Stuff I Dropped in the Ocean

If you’ve been around boats for any length of time, you may be familiar with the slow motion panic that sets in whenever you drop a tool, fitting or part, only to see it go tumbling in slow motion into the ocean. It’s a very different thing than losing a screw in the carpet or grass; in a split second you go through all five stages of grief:

  1. Denial: (that did NOT just happen!)
  2. Anger (at anyone or anything) animate or inanimate.
  3. Bargaining – making promises to Poseidon involving one’s firstborn, if only that washer turns up in the cockpit, and not over the side where you know it really went
  4. Depression – and a recollection of everything you’ve ever lost in the ocean.  It’s the difference between something being misplaced or gone forever.

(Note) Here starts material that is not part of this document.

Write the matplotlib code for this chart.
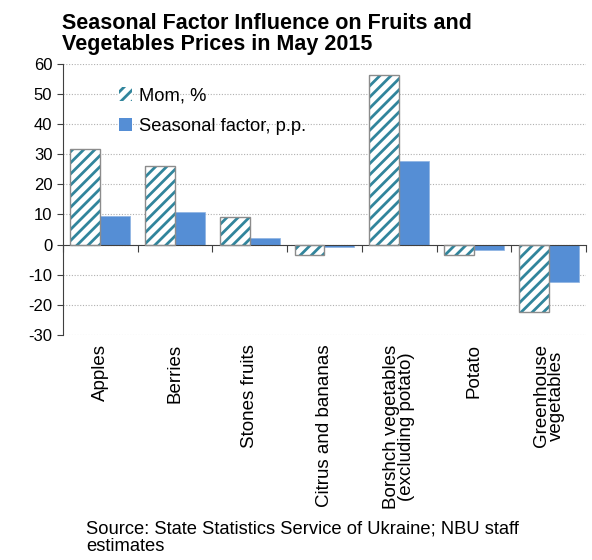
import matplotlib
matplotlib.use("Agg")
import matplotlib.pyplot as plt
import matplotlib.patches as mpatches
import matplotlib.transforms as mtransforms
import numpy as np

plt.rcParams['font.family'] = ['Liberation Sans', 'DejaVu Sans']
plt.rcParams['hatch.linewidth'] = 2.0
plt.rcParams['axes.unicode_minus'] = False

categories = ["Apples", "Berries", "Stones fruits", "Citrus and bananas",
              "Borshch vegetables\n(excluding potato)", "Potato",
              "Greenhouse\nvegetables"]
mom = [31.7, 26.0, 9.3, -3.5, 56.3, -3.4, -22.3]
seasonal = [9.4, 10.8, 2.1, -0.8, 27.7, -1.9, -12.6]
yticks = [-30, -20, -10, 0, 10, 20, 30, 40, 50, 60]

teal = '#31859c'
blue = '#558ed5'

fig = plt.figure(figsize=(5.92, 5.6), dpi=100)
ax = fig.add_axes([0.106, 0.402, 0.884, 0.484])

x = np.arange(len(categories))
w = 0.4
# hatched bars: stripes first, then grey outline on top
ax.bar(x - w / 2, mom, w, color='white', edgecolor=teal, hatch='///', linewidth=0, zorder=2)
ax.bar(x - w / 2, mom, w, fill=False, edgecolor='#8c8c8c', linewidth=1.0, zorder=3)
ax.bar(x + w / 2, seasonal, w, color=blue, edgecolor='#8db3e2', linewidth=0.5, zorder=2)

ax.set_xlim(-0.5, len(categories) - 0.5)
ax.set_ylim(-30, 60)
ax.set_yticks(yticks)
ax.tick_params(axis='y', labelsize=12, length=4, direction='out', color='#404040')
ax.yaxis.grid(True, linestyle=(0, (1, 1.5)), color='#b0b0b0', linewidth=0.8)
ax.set_axisbelow(True)

for s in ['top', 'right']:
    ax.spines[s].set_visible(False)
ax.spines['bottom'].set_position(('data', 0))
ax.spines['left'].set_color('#404040')
ax.spines['bottom'].set_color('#404040')

ax.set_xticks(np.arange(-0.5, len(categories), 1.0))
ax.set_xticklabels([])
ax.tick_params(axis='x', length=5, direction='out', color='#404040')

trans = mtransforms.blended_transform_factory(ax.transData, ax.transAxes)
for xi, lab in zip(x, categories):
    ax.text(xi, -0.035, lab, transform=trans, rotation=90, ha='center', va='top',
            multialignment='center', fontsize=13.5, linespacing=0.85)

handles = [mpatches.Patch(facecolor='white', edgecolor=teal, hatch='///', linewidth=0),
           mpatches.Patch(facecolor=blue)]
leg = ax.legend(handles, ["Mom, %", "Seasonal factor, p.p."], loc='upper left',
                bbox_to_anchor=(0.075, 0.975), frameon=False, fontsize=13.2,
                handlelength=0.75, handleheight=0.75, handletextpad=0.35, labelspacing=0.75)

fig.text(0.105, 0.977, "Seasonal Factor Influence on Fruits and\nVegetables Prices in May 2015",
         ha='left', va='top', fontsize=15.5, fontweight='bold', linespacing=1.0)
fig.text(0.145, 0.07, "Source: State Statistics Service of Ukraine; NBU staff\nestimates",
         ha='left', va='top', fontsize=13.2, linespacing=1.0)

fig.savefig('out.png', dpi=100)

  5. Acceptance – by way of acceptance, here is a short list this of offerings I’ve made to Poseidon in the past crew years in roughly chronological order:
  • Stainless screwdriver. I lost this one while stripping deck hardware off my Catalina 27 in preparation for painting. It spun over the stern pulpit gracefully and disappeared. Sadly it was not one of those nifty floating types.   Those never fall in the water!
  • Favorite Straw Hat. I lost this one while applying the new registration stickers to the side of the boat. My straw hat fell off and floated slowly away. I had time to go down and fetch a boat hook and cross over to the neighboring slip, where I made frantic rowing motions as rhe wind blew the hat away to the opposite end of the marina, under sone wood pilings by the sea wall  made
  • A bronze bushing from a Barient winch. I was being very careful not to lise any parts from the underside of the winch, when i turned it over just in time to see a small bronze sleeve fall out of the top. Yep, it had to be a custom part, a bronze bushing from a discontinued manufacturer. I saw this one tumble,  in slow motion, bouncing off the gunwale and going “plop” on the ocean.  Thankfully I worked at a company that had one of the finest machine shops in the SF Bay, and I also had a second winch from which one of the machinists created an exact duplicate.

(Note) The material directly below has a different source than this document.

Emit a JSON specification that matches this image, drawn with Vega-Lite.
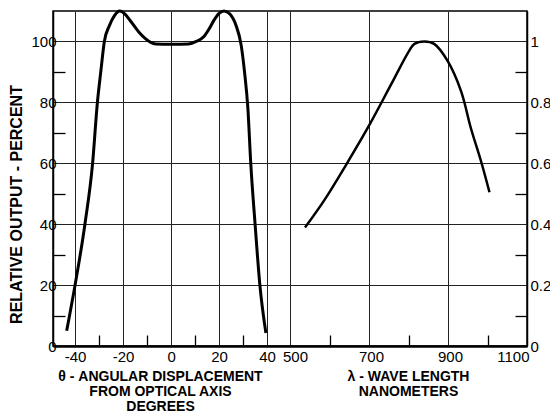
{
  "$schema": "https://vega.github.io/schema/vega-lite/v6.json",
  "width": 474,
  "height": 335,
  "autosize": "none",
  "padding": {"left": 53, "top": 11, "right": 23, "bottom": 67},
  "background": "white",
  "config": {
    "view": {"stroke": "black", "strokeWidth": 1.5},
    "font": "Liberation Sans",
    "axis": {
      "labelFont": "Liberation Sans",
      "labelFontSize": 15,
      "labelColor": "black",
      "titleFont": "Liberation Sans",
      "titleFontSize": 14,
      "titleFontWeight": "bold",
      "titleColor": "black",
      "domainColor": "black",
      "tickColor": "black",
      "tickWidth": 1.3,
      "gridColor": "#222222",
      "gridWidth": 1
    }
  },
  "datasets": {
    "angular": [
      {"theta": -43.5, "pct": 5},
      {"theta": -40, "pct": 20},
      {"theta": -35.9, "pct": 40},
      {"theta": -32.7, "pct": 60},
      {"theta": -30.7, "pct": 80},
      {"theta": -29.3, "pct": 90},
      {"theta": -27.8, "pct": 100},
      {"theta": -25.7, "pct": 105.2},
      {"theta": -23.6, "pct": 108.5},
      {"theta": -21.4, "pct": 110},
      {"theta": -19, "pct": 108.8},
      {"theta": -17, "pct": 106.8},
      {"theta": -15, "pct": 104.7},
      {"theta": -12.8, "pct": 102.5},
      {"theta": -10.7, "pct": 100.9},
      {"theta": -8.5, "pct": 99.7},
      {"theta": -6.4, "pct": 99.2},
      {"theta": 0, "pct": 99.1},
      {"theta": 7.3, "pct": 99.2},
      {"theta": 10.5, "pct": 100},
      {"theta": 13.7, "pct": 101.6},
      {"theta": 16, "pct": 104.3},
      {"theta": 17.9, "pct": 107},
      {"theta": 20, "pct": 109.2},
      {"theta": 22.1, "pct": 110},
      {"theta": 24.5, "pct": 109},
      {"theta": 27, "pct": 105.4},
      {"theta": 29.2, "pct": 98.8},
      {"theta": 30.6, "pct": 90},
      {"theta": 32, "pct": 78},
      {"theta": 33.2, "pct": 60},
      {"theta": 35, "pct": 40},
      {"theta": 37, "pct": 20},
      {"theta": 39.5, "pct": 4.3}
    ],
    "spectral": [
      {"lambda": 538, "rel": 0.389},
      {"lambda": 587, "rel": 0.479},
      {"lambda": 642, "rel": 0.595},
      {"lambda": 701, "rel": 0.726},
      {"lambda": 756, "rel": 0.859},
      {"lambda": 802, "rel": 0.97},
      {"lambda": 815, "rel": 0.992},
      {"lambda": 840, "rel": 1.0},
      {"lambda": 865, "rel": 0.992},
      {"lambda": 899, "rel": 0.936},
      {"lambda": 933, "rel": 0.837},
      {"lambda": 958, "rel": 0.715},
      {"lambda": 984, "rel": 0.605},
      {"lambda": 1005, "rel": 0.505}
    ]
  },
  "layer": [
    {
      "data": {"name": "angular"},
      "mark": {"type": "line", "color": "black", "strokeWidth": 3, "interpolate": "monotone"},
      "encoding": {
        "x": {
          "field": "theta", "type": "quantitative",
          "scale": {"domain": [-49.2, 148.3], "nice": false, "zero": false},
          "axis": {
            "orient": "bottom",
            "values": [-40, -30, -20, -10, 0, 10, 20, 30, 40],
            "grid": true,
            "gridOpacity": {"condition": {"test": "datum.value % 20 !== 0", "value": 0}, "value": 1},
            "tickSize": -11,
            "tickOpacity": {"condition": {"test": "datum.value % 20 !== 0", "value": 1}, "value": 0},
            "labelExpr": "datum.value % 20 === 0 ? toString(datum.value) : ''",
            "labelPadding": 14,
            "domainWidth": 2,
            "title": ["θ - ANGULAR DISPLACEMENT", "FROM OPTICAL AXIS", "DEGREES"],
            "titleX": 107,
            "titleY": 23,
            "titleAlign": "center",
            "titleBaseline": "top",
            "titleLineHeight": 15
          }
        },
        "y": {
          "field": "pct", "type": "quantitative",
          "scale": {"domain": [0, 110], "nice": false},
          "axis": {
            "orient": "left",
            "values": [0, 10, 20, 30, 40, 50, 60, 70, 80, 90, 100],
            "grid": true,
            "gridOpacity": {"condition": {"test": "datum.value % 20 !== 0", "value": 0}, "value": 1},
            "tickSize": -12,
            "tickOpacity": {"condition": {"test": "datum.value % 20 !== 0", "value": 1}, "value": 0},
            "labelExpr": "datum.value % 20 === 0 ? toString(datum.value) : ''",
            "labelPadding": 9,
            "domainWidth": 1.5,
            "title": "RELATIVE OUTPUT - PERCENT",
            "titleFontSize": 16,
            "titleX": -37,
            "titleY": 193,
            "titleAlign": "center",
            "titleBaseline": "middle",
            "titleAngle": -90
          }
        }
      }
    },
    {
      "data": {"name": "spectral"},
      "mark": {"type": "line", "color": "black", "strokeWidth": 2.5, "interpolate": "catmull-rom"},
      "encoding": {
        "x": {
          "field": "lambda", "type": "quantitative",
          "scale": {"domain": [-100, 1100], "nice": false, "zero": false},
          "axis": {
            "orient": "bottom",
            "values": [500, 600, 700, 800, 900, 1000, 1100],
            "grid": true,
            "gridOpacity": {"condition": {"test": "(datum.value - 500) % 200 !== 0", "value": 0}, "value": 1},
            "tickSize": -11,
            "tickOpacity": {"condition": {"test": "(datum.value - 500) % 200 !== 0", "value": 1}, "value": 0},
            "labelExpr": "(datum.value - 500) % 200 === 0 ? toString(datum.value) : ''",
            "labelOffset": {"condition": {"test": "datum.value === 500", "value": 5}, "value": 2},
            "labelPadding": 14,
            "domainWidth": 2,
            "title": ["λ - WAVE LENGTH", "NANOMETERS"],
            "titleX": 355,
            "titleY": 23,
            "titleAlign": "center",
            "titleBaseline": "top",
            "titleLineHeight": 15
          }
        },
        "y": {
          "field": "rel", "type": "quantitative",
          "scale": {"domain": [0, 1.1], "nice": false},
          "axis": {
            "orient": "right",
            "values": [0, 0.1, 0.2, 0.3, 0.4, 0.5, 0.6, 0.7, 0.8, 0.9, 1],
            "grid": false,
            "tickSize": -12,
            "tickOpacity": {"condition": {"test": "round(datum.value * 10) % 2 !== 0", "value": 1}, "value": 0},
            "labelExpr": "round(datum.value * 10) % 2 === 0 ? toString(datum.value) : ''",
            "labelPadding": 15,
            "domainWidth": 1.5,
            "title": null
          }
        }
      }
    }
  ],
  "resolve": {
    "scale": {"x": "independent", "y": "independent"},
    "axis": {"x": "independent", "y": "independent"}
  }
}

  • A brand new group 27 deep discharge lead acid battery I had just bought, set on the level gunwale and then stepped off the boat, which dipped slightly under my weight.  I turned in time to see the battery slowly sliding off and, “plop!” this one fizzed for a good ten seconds.  My diver hauled that out for me a couple weeks later.  By that time it had zero charge and white terminal posts.  I hope Walmart takes returns!

I like the think my stuff is hanging out with a bunch of other things people have dropped in the ocean, and maybe, one day, a future civilization will uncover them and come to some deeper understanding.  Maybe not.  No doubt there are a lot of other losses I’ve forgotten to note, but I am sure you get the idea. If not, your time will come!